Who: Google Ads, affecting all advertisers running Search, Shopping, and Performance Max campaigns globally. The announcements were made by Ginny Marvin, Ads Product Liaison at Google, via LinkedIn and the Accelerate with Google blog. Jordan Fry, CEO of RevAmp and former Google employee, published a practitioner summary that drew Marvin's clarification into the public record.

What: Three updates to Google Ads bidding and budgeting: (1) Smart Bidding Exploration expanded globally to all Performance Max campaigns without a product feed, and opened in beta for Performance Max campaigns with product feeds and standard Shopping campaigns; (2) promotion mode launched in beta for Search and Performance Max campaigns, allowing advertisers to schedule ROAS tolerance adjustments and additional daily budget across windows of 3 to 14 days; (3) a backend bidding target optimization change set for August 17, 2026, that will cause budget-limited campaigns using Target CPA or Target ROAS to deliver more consistently toward their stated targets.

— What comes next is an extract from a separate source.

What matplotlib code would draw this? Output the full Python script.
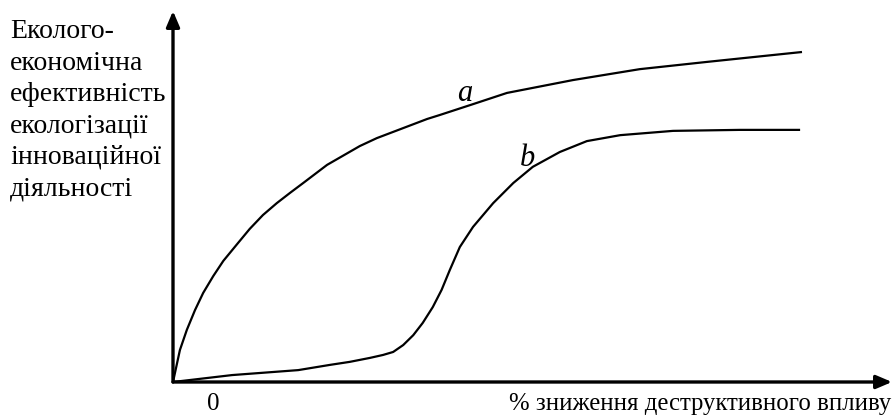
import matplotlib
matplotlib.use("Agg")
import matplotlib.pyplot as plt

# curve a: fast rise, slow saturation
a_x = [0, 1.1, 2.2, 3.5, 4.8, 6.4, 8.0, 10.2, 12.2, 14.3, 16.5, 18.6, 20.7,
       24.5, 29.7, 32.4, 40.4, 42.4, 47.7, 53.1, 63.6, 74.2, 84.9, 100]
a_y = [0, 9.7, 15.8, 21.8, 27.0, 32.1, 36.7, 41.8, 46.4, 50.6, 54.2, 57.3, 60.3,
       65.8, 71.5, 73.9, 79.7, 80.9, 84.2, 87.6, 91.5, 94.8, 97.0, 100]

# curve b: S-shaped
b_x = [0, 9.4, 19.9, 25.0, 28.1, 31.3, 33.4, 35.0, 36.6, 38.2, 39.7, 41.3, 42.7,
       44.0, 45.6, 47.7, 50.9, 54.1, 57.2, 61.5, 65.8, 71.1, 79.5, 90.1, 99.7]
b_y = [0, 2.1, 3.6, 5.2, 6.1, 7.3, 8.2, 9.1, 11.2, 14.2, 17.9, 22.7, 27.9,
       33.9, 40.9, 47.0, 54.2, 60.3, 65.2, 69.7, 73.0, 74.8, 76.1, 76.4, 76.4]

y_label_lines = ["Еколого-", "економічна", "ефективність", "екологізації",
                 "інноваційної", "діяльності"]
x_label = "% зниження деструктивного впливу"

W, H = 895, 416
fig = plt.figure(figsize=(W / 100, H / 100), dpi=100)
ax = fig.add_axes([0, 0, 1, 1])
# origin of the diagram sits at pixel (173, 382)
sx, sy = 6.29, 3.3
ax.set_xlim(-173 / sx, (W - 173) / sx)
ax.set_ylim((382 - H) / sy, 382 / sy)
ax.axis("off")

arrow = dict(arrowstyle="-|>,head_length=0.47,head_width=0.2", color="black",
             lw=2.4, mutation_scale=20, shrinkA=0, shrinkB=0)
ax.annotate("", xy=(0, (382 - 11) / sy), xytext=(0, 0), arrowprops=arrow)
ax.annotate("", xy=((892 - 173) / sx, 0), xytext=(0, 0), arrowprops=arrow)

ax.plot(a_x, a_y, color="black", lw=1.6, solid_capstyle="butt",
        solid_joinstyle="round")
ax.plot(b_x, b_y, color="black", lw=1.6, solid_capstyle="butt",
        solid_joinstyle="round")

serif = "Liberation Serif"
for i, line in enumerate(y_label_lines):
    fig.text(10 / W, 1 - (38 + i * 31.5) / H, line, family=serif, fontsize=20,
             va="baseline", ha="left")
fig.text(207 / W, 1 - 410 / H, "0", family=serif, fontsize=18, va="baseline")
fig.text(891 / W, 1 - 410 / H, x_label, family=serif, fontsize=17.8,
         va="baseline", ha="right")

fig.text(457 / W, 1 - 101 / H, "a", family=serif, style="italic", fontsize=22,
         va="baseline")
fig.text(520 / W, 1 - 166 / H, "b", family=serif, style="italic", fontsize=22,
         va="baseline")

fig.savefig("out.png", dpi=100)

When: Announced June 15, 2026. The Bid Target Adjustment Tool becomes available July 6, 2026. The bidding target optimization change takes effect August 17, 2026, rolling out over several weeks.

Where: Google Ads platform. The August 17 change spans Google Ads, Search Ads 360, Display and Video 360, Google Ads Editor, and the Google Ads API.

Why: According to Google, user search behaviour has shifted toward longer, more specific, and more complex queries, which creates conversion opportunities that standard bidding strategies - tuned to established patterns - do not capture. Smart Bidding Exploration is designed to reach those queries by widening the ROAS tolerance range. Promotion mode addresses the operational risk of manual peak-period management. The August 17 change is intended to make campaign performance more predictable and consistent with the targets advertisers set, particularly as budgets scale.